Las circunstancias de la política cambiaron, y quien obtenga el poder a lomo de los tradicionales discursos complacientes pagará el precio, si no en las urnas, en el ejercicio del poder. Interferir ahora con los ajustes necesarios para sanear el fisco entraña la torpeza de desaprovechar la voluntad de otro de pagar el precio político y siembra la crisis de la próxima administración.
Hasta hace poco, era posible posponer decisiones. Había espacio para el agravamiento de las finanzas públicas, pero ya llegamos al límite y los mercados financieros muestran una sensibilidad inmediata, para bien o para mal, a todas las vicisitudes de nuestra fluctuante política.
Aprueba la Asamblea Legislativa el convenio con el FMI y los bonos soberanos suben de precio, lo cual eventualmente conduce a una disminución de las tasas de interés.
Proclaman diputados y aspirantes presidenciales su desinterés por la agenda derivada de ese acuerdo o la necesidad de renegociar elementos clave, y el mercado se mueve en dirección inversa.
Hay poco margen y las principales fuerzas políticas lo saben. La crisis futura, a falta de acción eficaz, es a corto plazo, tan corto como para inaugurar cuatro largos años de la próxima administración.
La demagogia es, en consecuencia, más peligrosa que en otros momentos de la historia y pasará la cuenta de inmediato.
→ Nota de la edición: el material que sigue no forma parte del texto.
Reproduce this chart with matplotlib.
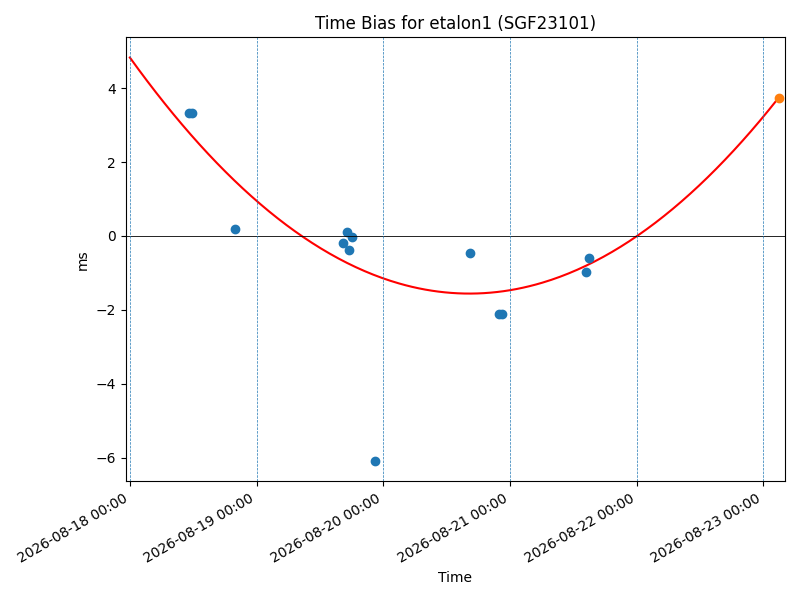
import numpy as np
import pandas as pd
import matplotlib
matplotlib.use("Agg")
import matplotlib.pyplot as plt
import matplotlib.dates as mdates

# Measured time bias points
obs_times = [
    "2026-08-18 11:15", "2026-08-18 11:50", "2026-08-18 19:55",
    "2026-08-19 16:22", "2026-08-19 17:08", "2026-08-19 17:31", "2026-08-19 18:04",
    "2026-08-19 22:23", "2026-08-20 16:28", "2026-08-20 21:58", "2026-08-20 22:35",
    "2026-08-21 14:20", "2026-08-21 14:53",
]
obs_bias = [3.32, 3.32, 0.18, -0.20, 0.10, -0.38, -0.03, -6.10, -0.47, -2.12, -2.12, -0.98, -0.60]

# Predicted point (orange)
pred_time = ["2026-08-23 03:01"]
pred_bias = [3.74]

# Quadratic fit coefficients (ms vs days since epoch)
fit_epoch = "2026-08-18 00:00"
fit_coeffs = [0.89, -4.77, 4.832]
fit_start = "2026-08-18 00:00"
fit_end = "2026-08-23 03:01"

tick_days = pd.date_range("2026-08-18", "2026-08-23", freq="D")

obs_t = pd.to_datetime(obs_times)
pred_t = pd.to_datetime(pred_time)
epoch = pd.Timestamp(fit_epoch)

fit_t = pd.date_range(fit_start, fit_end, periods=300)
fit_days = (fit_t - epoch) / pd.Timedelta(days=1)
fit_y = np.polyval(fit_coeffs, np.asarray(fit_days))

fig, ax = plt.subplots(figsize=(8, 6), dpi=100)

# curve first so the points sit on top of it
ax.plot(fit_t, fit_y, color="red", zorder=1)
ax.scatter(obs_t, obs_bias, zorder=2)
ax.scatter(pred_t, pred_bias, zorder=2)

ax.axhline(0, color="black", linewidth=0.6)
for d in tick_days:
    ax.axvline(d, linestyle="--", linewidth=0.5)

ax.set_xlim(pd.Timestamp("2026-08-17 23:11"), pd.Timestamp("2026-08-23 04:06"))
ax.xaxis.set_major_locator(mdates.DayLocator())
ax.xaxis.set_major_formatter(mdates.DateFormatter("%Y-%m-%d %H:%M"))

ax.set_title("Time Bias for etalon1 (SGF23101)")
ax.set_xlabel("Time")
ax.set_ylabel("ms")

fig.autofmt_xdate()
fig.tight_layout()
fig.savefig("out.png")
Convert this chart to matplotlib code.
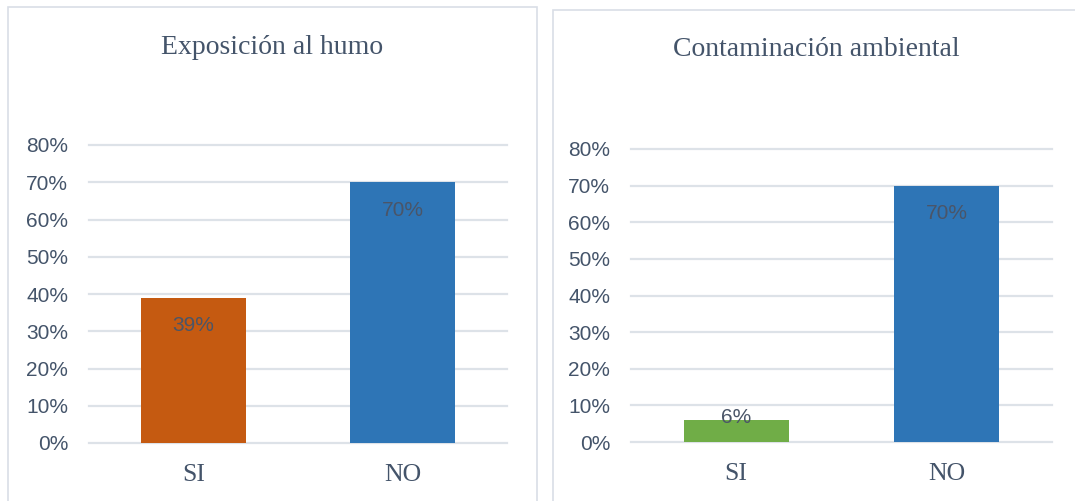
import matplotlib.pyplot as plt
from matplotlib.patches import Rectangle
from matplotlib.ticker import PercentFormatter

# data
categories = ['SI', 'NO']
humo_values = [0.39, 0.70]
contam_values = [0.06, 0.70]
titles = ['Exposición al humo', 'Contaminación ambiental']
humo_colors = ['#C55A11', '#2E75B6']
contam_colors = ['#70AD47', '#2E75B6']

text_color = '#44546A'
grid_color = '#DDE2E8'

fig = plt.figure(figsize=(10.75, 5.01), dpi=100)
W, H = 1075, 501

def px_rect(x0, y0, x1, y1):
    # pixel box (top-left origin) -> figure fraction
    return [x0 / W, 1 - y1 / H, (x1 - x0) / W, (y1 - y0) / H]

# panel borders
for x0, y0, x1, y1 in [(8, 7, 537, 520), (553, 10, 1100, 520)]:
    l, b, w, h = px_rect(x0, y0, x1, y1)
    fig.patches.append(Rectangle((l, b), w, h, transform=fig.transFigure,
                                 fill=False, edgecolor='#D9DEE6', linewidth=1.2))

def draw(ax, values, colors):
    x = range(len(categories))
    bars = ax.bar(x, values, width=0.5, color=colors, zorder=3)
    ax.set_xlim(-0.5, 1.5)
    ax.set_ylim(0, 0.8)
    ax.set_yticks([i / 10 for i in range(9)])
    ax.yaxis.set_major_formatter(PercentFormatter(1.0, decimals=0))
    ax.set_xticks(list(x))
    ax.set_xticklabels(categories, fontfamily='Liberation Serif', fontsize=18.5,
                       color=text_color)
    for lab in ax.get_yticklabels():
        lab.set_fontfamily('Liberation Sans')
        lab.set_fontsize(15)
        lab.set_color(text_color)
    ax.tick_params(axis='y', length=0, pad=15)
    ax.tick_params(axis='x', length=0, pad=15)
    for s in ax.spines.values():
        s.set_visible(False)
    for t in ax.get_yticks():
        ax.axhline(t, color=grid_color, linewidth=1.6, zorder=1, clip_on=False)
    for b, v in zip(bars, values):
        off = -20 if v >= 0.1 else 2
        ax.annotate(f'{v:.0%}', (b.get_x() + b.get_width() / 2, v),
                    xytext=(0, off), textcoords='offset points',
                    ha='center', va='center', fontsize=15,
                    fontfamily='Liberation Sans', color='#4A5568', zorder=4)

ax1 = fig.add_axes(px_rect(89, 145, 507, 443))
draw(ax1, humo_values, humo_colors)
ax2 = fig.add_axes(px_rect(631, 149, 1052, 442))
draw(ax2, contam_values, contam_colors)

fig.text(272 / W, 1 - 47 / H, titles[0], ha='center', va='center',
         fontfamily='Liberation Serif', fontsize=20, color=text_color)
fig.text(816 / W, 1 - 50 / H, titles[1], ha='center', va='center',
         fontfamily='Liberation Serif', fontsize=20, color=text_color)

fig.savefig('out.png', dpi=100)
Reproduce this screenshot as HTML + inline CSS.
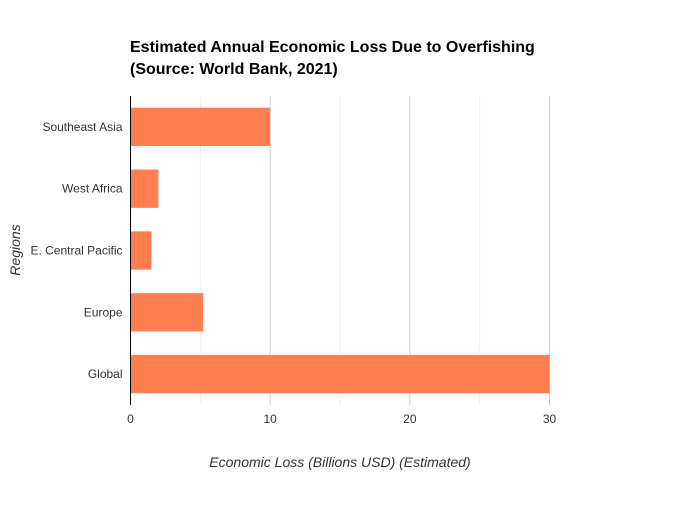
<!DOCTYPE html>
<html><head><meta charset="utf-8"><style>
body{margin:0;background:#fff;font-family:"Liberation Sans",sans-serif}
</style></head><body>
<svg id="c" width="680" height="500" xmlns="http://www.w3.org/2000/svg">
<text x="130" y="52" font-size="16" font-weight="bold" fill="#000">Estimated Annual Economic Loss Due to Overfishing</text>
<text x="130" y="74" font-size="16" font-weight="bold" fill="#000">(Source: World Bank, 2021)</text>
<g id="grid"></g><g id="bars"></g><g id="axes"></g>
<text x="340" y="467" font-size="14" font-style="italic" fill="#333" text-anchor="middle">Economic Loss (Billions USD) (Estimated)</text>
<text transform="translate(20,250) rotate(-90)" font-size="14" font-style="italic" fill="#333" text-anchor="middle">Regions</text>
</svg>
<script>
const categories=["Southeast Asia","West Africa","E. Central Pacific","Europe","Global"];
const values=[10,2,1.5,5.2,30];
const tickValues=[0,10,20,30];
const gridValues=[5,10,15,20,25,30];
const NS="http://www.w3.org/2000/svg";
const x0=130.5,x1=549.5,y0=96,y1=405,dmax=30;
function xs(v){return x0+(v/dmax)*(x1-x0);}
const band=(y1-y0)/categories.length;
function ys(i){return y0+i*band;}
function mk(tag,attrs,parent){const e=document.createElementNS(NS,tag);for(const k in attrs)e.setAttribute(k,attrs[k]);document.getElementById(parent).appendChild(e);return e;}
gridValues.forEach(v=>{
  const l=mk('line',{x1:xs(v),x2:xs(v),y1:y0,y2:y1,stroke:v%10===0?'#ccc':'#eee','stroke-width':1},'grid');
  
  
});
categories.forEach((c,i)=>{
  const h=band*0.62;
  const r=mk('rect',{x:x0,y:ys(i)+(band-h)/2,width:xs(values[i])-x0,height:h,fill:'#ff7f50'},'bars');
  
  
  const t=mk('text',{x:x0-8,y:ys(i)+band/2+4,'font-size':12,fill:'#333','text-anchor':'end'},'axes');
  t.textContent=c;
  
  
});
const ax=mk('line',{x1:x0,x2:x0,y1:y0,y2:y1,stroke:'#000','stroke-width':1},'axes');


tickValues.forEach(v=>{
  const t=mk('text',{x:xs(v),y:423,'font-size':12,fill:'#333','text-anchor':'middle'},'axes');
  t.textContent=v;
  
  
});
</script>
</body></html>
El próximo gobierno será débil. Salvo un acontecimiento extraordinario, quedará lejos de la mayoría parlamentaria y no contará con la base política antaño proporcionada por las estructuras y lealtades partidarias.
La erosión del apoyo e imagen del mandatario también tiende a producirse ahora a paso acelerado, más si el punto de partida no es sólido, producto de la campaña electoral o de acontecimientos pasados.
El próximo gobernante podría quedar en el aire en un dos por tres si a esas inevitables debilidades suma un grosero incumplimiento de promesas electorales o un rápido distanciamiento del discurso de campaña para obedecer a la realidad.
Si, por el contrario, da la espalda a la realidad para gobernar en línea con el discurso complaciente, poco tardará en sumir al país en una profunda crisis.
El cambio en la política nacional, manifiesto en la atomización de fuerzas, el debilitamiento de los partidos y la creciente desconfianza de la ciudadanía, exige replantear el discurso.
Quizá la demagogia todavía funcione como recurso de campaña, pero dejará a sus practicantes mal posicionados para gobernar.